Bases: webstruct.loaders.HtmlLoader

Class for loading HTML annotated using WebAnnotator.

Note

Use WebAnnotator’s “save format”, not “export format”.

load(filename)
loadbytes(data)[source]
class webstruct.loaders.GateLoader(encoding=None, cleaner=None, known_entities=None)[source]

Bases: webstruct.loaders.HtmlLoader

Class for loading HTML annotated using GATE

>>> import lxml.html
>>> from webstruct import GateLoader
>>> loader = GateLoader(known_entities={'ORG', 'CITY'})
>>> html = b"<html><body><p><ORG>Scrapinghub</ORG> has an <b>office</b> in <CITY>Montevideo</CITY></p></body></html>"
>>> tree = loader.loadbytes(html)
>>> lxml.html.tostring(tree)
'<html><body><p> __START_ORG__ Scrapinghub __END_ORG__  has an <b>office</b> in  __START_CITY__ Montevideo __END_CITY__ </p></body></html>'
load(filename)
loadbytes(data)[source]
class webstruct.loaders.HtmlLoader(encoding=None, cleaner=None)[source]

Bases: object

Class for loading unannotated HTML files.

load(filename)[source]
loadbytes(data)[source]
webstruct.loaders.load_trees(patterns, verbose=False)[source]

Load HTML data from several paths/glob patterns, maybe using different loaders.

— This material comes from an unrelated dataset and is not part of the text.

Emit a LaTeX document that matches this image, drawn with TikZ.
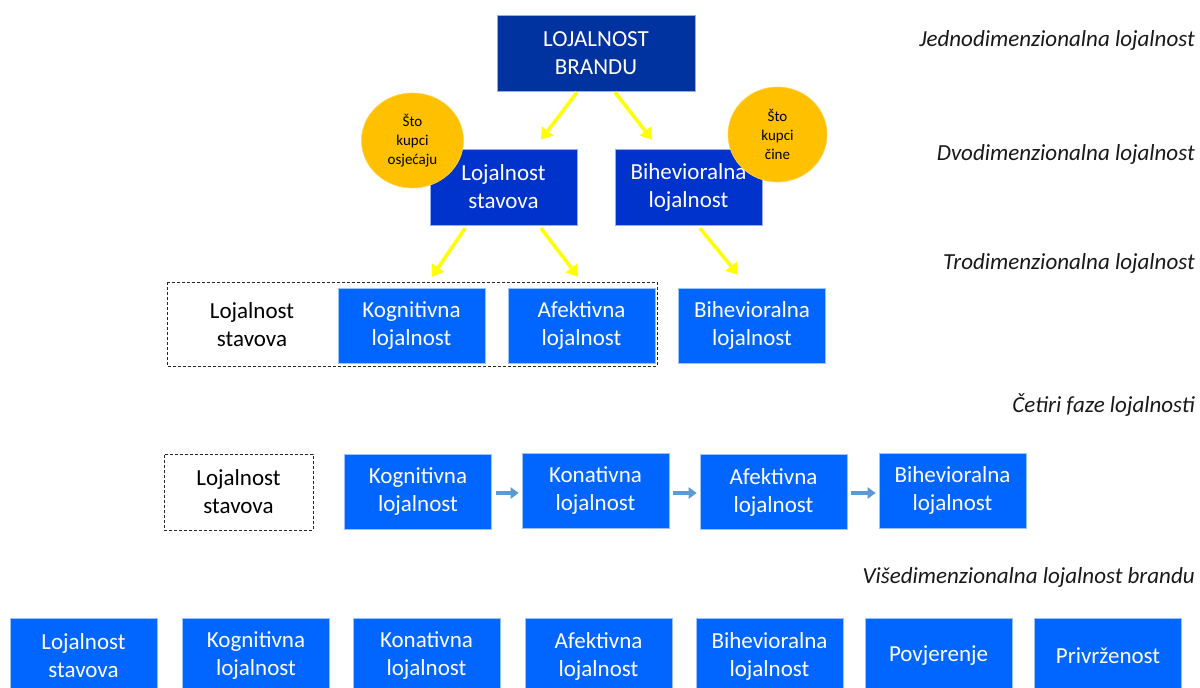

Return a list of lxml trees.

patterns should be a list of tuples (glob_pattern, loader).

Example:

>>> loader = HtmlLoader()
>>> patterns = [('path1/*.html', loader), ('path2/*.html', loader)]
>>> trees = load_trees(patterns)  
webstruct.loaders.load_trees_from_files(pattern, loader, verbose=False)[source]

Load HTML data using loader loader from all files matched by pattern glob pattern.